Uncertain of the reason for their plight, Armstrong decided to abort the mission and undock from the upper stage. As the rate of rotation increased to one revolution per second, the crew started to become disorientated and threatened with unconsciousness.
Aware that the problem must lie in the Gemini's main control system, Armstrong shut it down and successfully damped down the violent spinning motion by activating the re-entry control system. Although the crew wanted to press on with the mission, ground control ordered them to return to Earth. Only 10 hours after lift-off from Florida, they made an emergency splashdown in the western Pacific.
After two more back-up assignments on Gemini 11 and Apollo 8 -- the first manned mission to leave Earth's gravitational influence and go into orbit around the Moon -- Armstrong was appointed commander of Apollo 11. He and his crew knew there was a distinct possibility they would be first in line for a lunar landing, but all depended on the success of the preceding missions. As it turned out, Apollos 9 and 10 passed their trials with flying colours, clearing the way for Armstrong, Edwin "Buzz" Aldrin and Michael Collins to make history.
Hordes of spectators turned up at Cape Kennedy on July 16, 1969 to witness the launch of the Saturn V rocket and the Apollo 11 crew. Four days later, Armstrong guided the lunar module Eagle past a large crater for a perfect touchdown on the Sea of Tranquillity. "Tranquillity Base here. The Eagle has landed," he declared.

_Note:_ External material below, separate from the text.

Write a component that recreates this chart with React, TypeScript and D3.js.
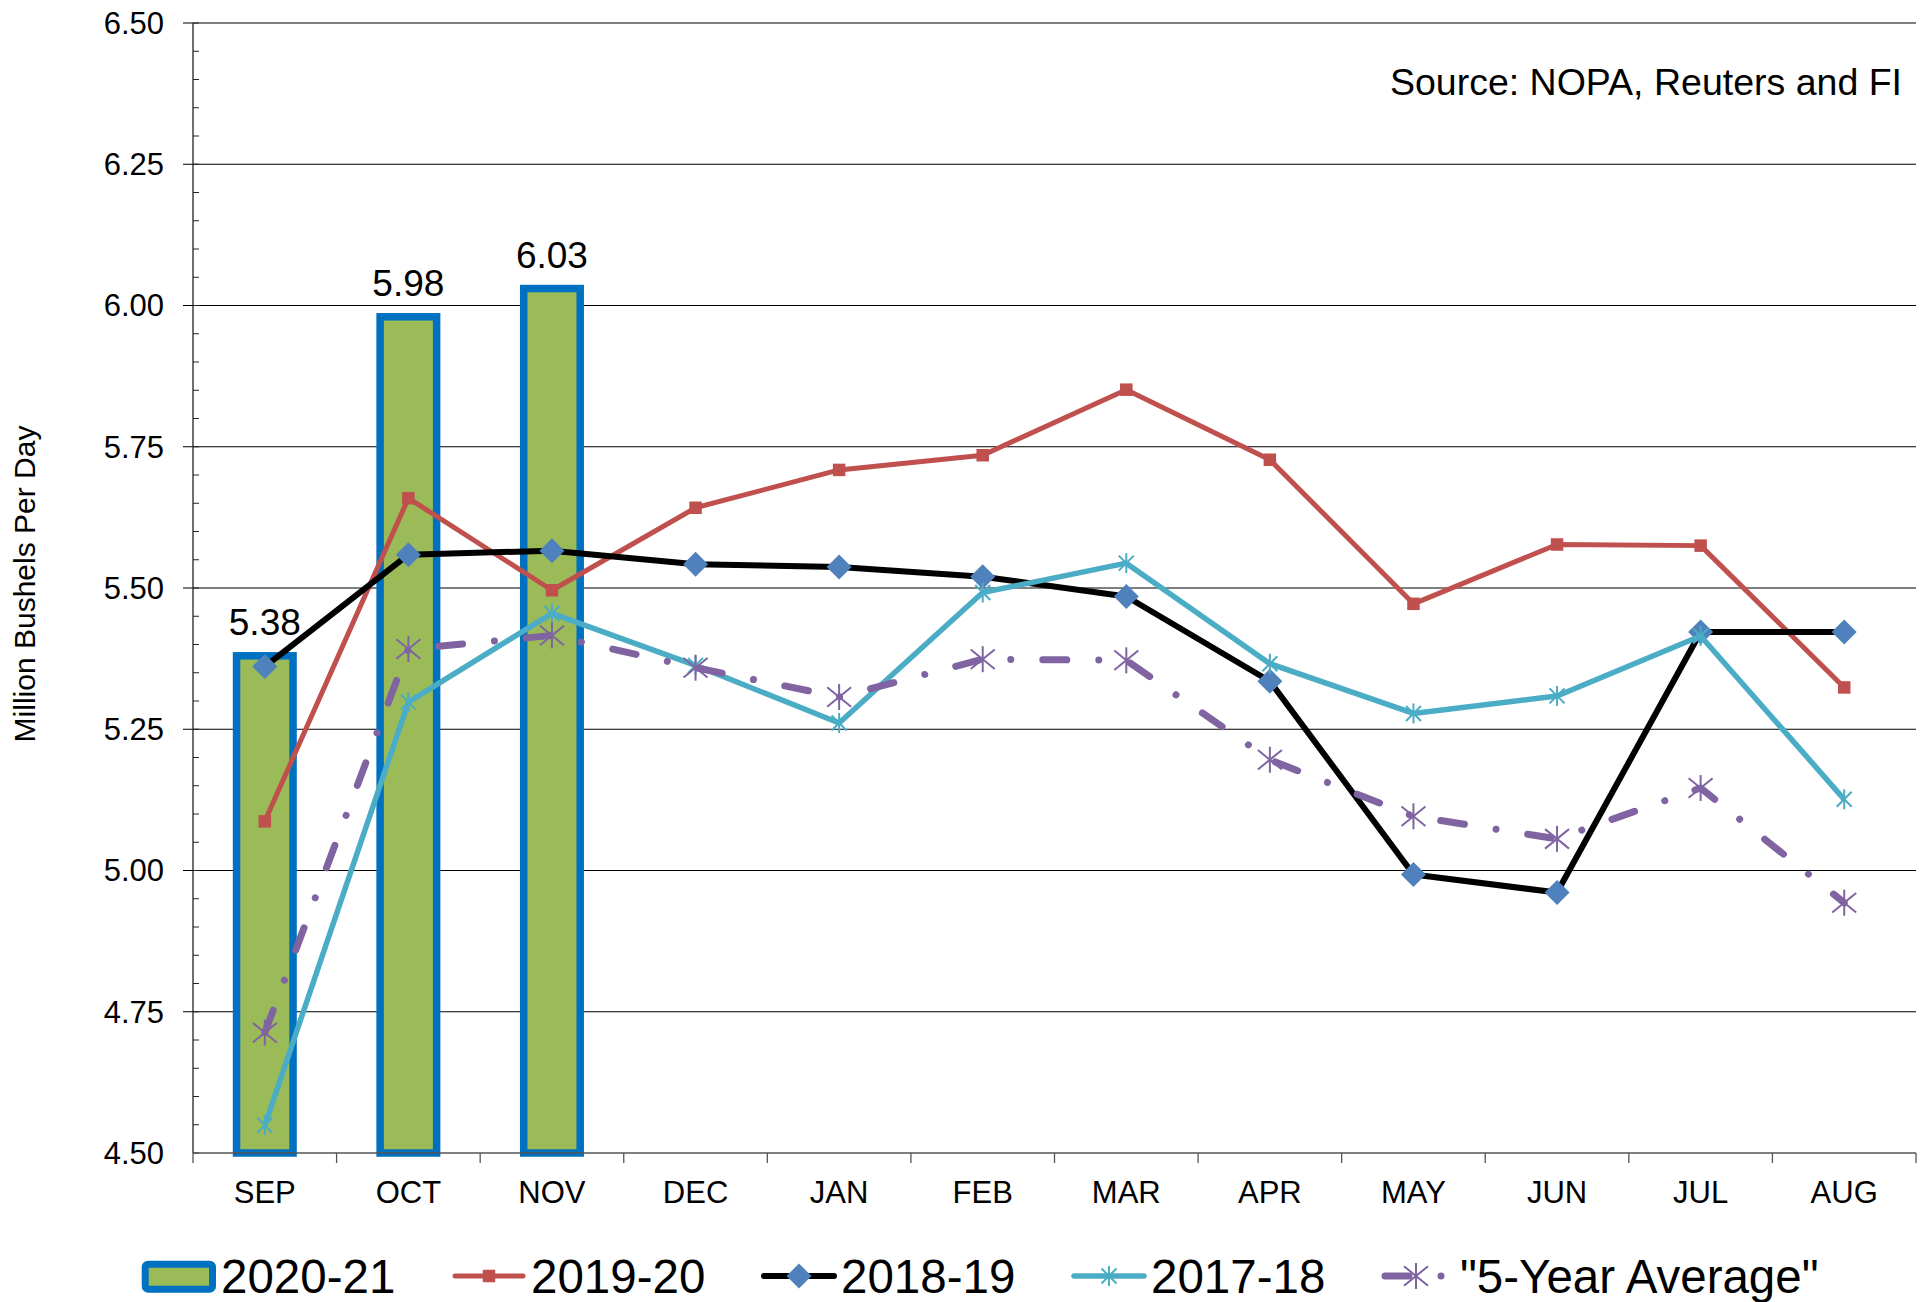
import React from "react";
import * as d3 from "d3";

const months = ["SEP", "OCT", "NOV", "DEC", "JAN", "FEB", "MAR", "APR", "MAY", "JUN", "JUL", "AUG"];
const crush2021 = [5.38, 5.98, 6.03];
const crush1920 = [5.087, 5.659, 5.496, 5.642, 5.709, 5.735, 5.851, 5.727, 5.472, 5.577, 5.575, 5.324];
const crush1819 = [5.361, 5.559, 5.566, 5.542, 5.537, 5.52, 5.485, 5.335, 4.993, 4.961, 5.422, 5.422];
const crush1718 = [4.549, 5.298, 5.455, 5.363, 5.261, 5.492, 5.544, 5.366, 5.278, 5.309, 5.415, 5.126];
const fiveYearAvg = [4.713, 5.392, 5.416, 5.359, 5.307, 5.374, 5.372, 5.196, 5.096, 5.056, 5.146, 4.943];
const yTicks = [4.5, 4.75, 5.0, 5.25, 5.5, 5.75, 6.0, 6.25, 6.5];

const FONT = "'Liberation Sans', Arial, sans-serif";
const W = 1928;
const H = 1302;
const left = 193;
const right = 1916;
const top = 23;
const bottom = 1153;

const RED = "#C0504D";
const BLUE = "#4F81BD";
const TEAL = "#4BACC6";
const PURPLE = "#8064A2";
const GREEN = "#9BBB59";
const BAR_EDGE = "#0070C0";
const DASH = "24 32 0.01 32";

const Star = ({ x, y, w, h, color, sw }) => (
  <g stroke={color} strokeWidth={sw} fill="none">
    <line x1={x} y1={y - h} x2={x} y2={y + h} />
    <line x1={x - w} y1={y - h * 0.75} x2={x + w} y2={y + h * 0.75} />
    <line x1={x - w} y1={y + h * 0.75} x2={x + w} y2={y - h * 0.75} />
  </g>
);

const Diamond = ({ x, y, r }) => (
  <path d={`M${x},${y - r}L${x + r},${y}L${x},${y + r}L${x - r},${y}Z`} fill={BLUE} />
);

const Square = ({ x, y, s }) => <rect x={x - s / 2} y={y - s / 2} width={s} height={s} fill={RED} />;

export default function App() {
  const x = d3.scaleBand().domain(months).range([left, right]).padding(0);
  const y = d3.scaleLinear().domain([4.5, 6.5]).range([bottom, top]);
  const cx = (m) => x(m) + x.bandwidth() / 2;
  const line = d3
    .line()
    .x((d, i) => cx(months[i]))
    .y((d) => y(d));
  const minor = d3.range(0, 41).map((i) => 4.5 + i * 0.05);
  const barW = 56.5;

  return (
    <svg
      width={W}
      height={H}
      style={{ position: "absolute", left: 0, top: 0, background: "#fff" }}
      fontFamily={FONT}
    >
      {/* gridlines */}
      {yTicks.slice(1).map((t) => (
        <line key={t} x1={left - 10} x2={right} y1={y(t)} y2={y(t)} stroke="#000" strokeWidth={1.1} />
      ))}
      {/* minor ticks */}
      {minor.map((t, i) => (
        <line key={i} x1={left} x2={left + 6} y1={y(t)} y2={y(t)} stroke="#222" strokeWidth={1} />
      ))}
      {/* y axis */}
      <line x1={left} x2={left} y1={top} y2={bottom} stroke="#222" strokeWidth={1.3} />
      {yTicks.map((t) => (
        <text key={t} x={164} y={y(t)} dy="0.35em" textAnchor="end" fontSize={31}>
          {t.toFixed(2)}
        </text>
      ))}
      <text transform={`translate(35,584) rotate(-90)`} textAnchor="middle" fontSize={30}>
        Million Bushels Per Day
      </text>

      {/* bars */}
      {crush2021.map((v, i) => (
        <g key={i}>
          <rect
            x={cx(months[i]) - barW / 2}
            y={y(v)}
            width={barW}
            height={y(4.5) - y(v)}
            fill={GREEN}
            stroke={BAR_EDGE}
            strokeWidth={7.5}
          />
          <text x={cx(months[i])} y={y(v) - 21} textAnchor="middle" fontSize={37}>
            {v.toFixed(2)}
          </text>
        </g>
      ))}

      {/* x axis */}
      <line x1={left} x2={right} y1={bottom} y2={bottom} stroke="#555" strokeWidth={1.5} />
      {months.map((m) => (
        <line key={m} x1={x(m)} x2={x(m)} y1={bottom} y2={bottom + 10} stroke="#555" strokeWidth={1.3} />
      ))}
      <line x1={right} x2={right} y1={bottom} y2={bottom + 10} stroke="#555" strokeWidth={1.3} />
      {months.map((m) => (
        <text key={m} x={cx(m)} y={1203} textAnchor="middle" fontSize={31}>
          {m}
        </text>
      ))}

      {/* 2019-20 */}
      <path d={line(crush1920)} fill="none" stroke={RED} strokeWidth={5} strokeLinejoin="round" />
      {crush1920.map((v, i) => (
        <Square key={i} x={cx(months[i])} y={y(v)} s={12.5} />
      ))}
      {/* 2018-19 */}
      <path d={line(crush1819)} fill="none" stroke="#000" strokeWidth={6} strokeLinejoin="round" />
      {crush1819.map((v, i) => (
        <Diamond key={i} x={cx(months[i])} y={y(v)} r={12.5} />
      ))}
      {/* 2017-18 */}
      <path d={line(crush1718)} fill="none" stroke={TEAL} strokeWidth={5.5} strokeLinejoin="round" />
      {crush1718.map((v, i) => (
        <Star key={i} x={cx(months[i])} y={y(v)} w={7.5} h={10} color={TEAL} sw={2} />
      ))}
      {/* 5-year average */}
      <path
        d={line(fiveYearAvg)}
        fill="none"
        stroke={PURPLE}
        strokeWidth={7}
        strokeDasharray={DASH}
        strokeLinecap="round"
        strokeLinejoin="round"
      />
      {fiveYearAvg.map((v, i) => (
        <Star key={i} x={cx(months[i])} y={y(v)} w={12} h={13} color={PURPLE} sw={2} />
      ))}

      <text x={1902} y={95} textAnchor="end" fontSize={37.5}>
        Source: NOPA, Reuters and FI
      </text>

      {/* legend */}
      <g fontSize={47.5}>
        <rect x={145.2} y={1264.2} width={67.3} height={25} rx={3} fill={GREEN} stroke={BAR_EDGE} strokeWidth={7} />
        <text x={221} y={1293}>2020-21</text>

        <line x1={455} x2={523} y1={1276} y2={1276} stroke={RED} strokeWidth={5} strokeLinecap="round" />
        <Square x={489} y={1276} s={12.5} />
        <text x={531} y={1293}>2019-20</text>

        <line x1={764} x2={834} y1={1276} y2={1276} stroke="#000" strokeWidth={6} strokeLinecap="round" />
        <Diamond x={799} y={1276} r={12.5} />
        <text x={841} y={1293}>2018-19</text>

        <line x1={1074} x2={1144} y1={1276} y2={1276} stroke={TEAL} strokeWidth={5.5} strokeLinecap="round" />
        <Star x={1109} y={1276} w={7.5} h={10} color={TEAL} sw={2} />
        <text x={1151} y={1293}>2017-18</text>

        <line
          x1={1385}
          x2={1448}
          y1={1276}
          y2={1276}
          stroke={PURPLE}
          strokeWidth={7}
          strokeDasharray={DASH}
          strokeLinecap="round"
        />
        <Star x={1416} y={1276} w={12} h={13} color={PURPLE} sw={2} />
        <text x={1460} y={1293}>"5-Year Average"</text>
      </g>
    </svg>
  );
}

Six-and-a-half hours later, a worldwide TV audience of 500 million watched as Armstrong's ghostly figure slid down the ladder. His slow motion jump on to the pristine lunar surface culminated in the immortal words: "That's one small step for man; one giant leap for mankind."
After setting up their experiments, collecting rock and soil samples, receiving congratulations from President Nixon and deploying the American flag, it was time for Armstrong and Aldrin to return to the Eagle for a well-earned rest before returning home.
After the excitement of Apollo 11, the most famous man in the world was given a desk job at Nasa HQ in Washington DC. In 1971 he left, bought a dairy farm in Ohio and joined the engineering faculty of the University of Cincinnati where he remained as a professor of aerospace engineering until 1979.
Armstrong was operated on this month to relieve blocked coronary arteries, but died of complications from that surgery. In 1994 he was divorced by Janet, and shortly after married Carol Knight of Cincinnati. He leaves two children, Eric and Mark. His daughter Karen died of a brain tumour in 1959.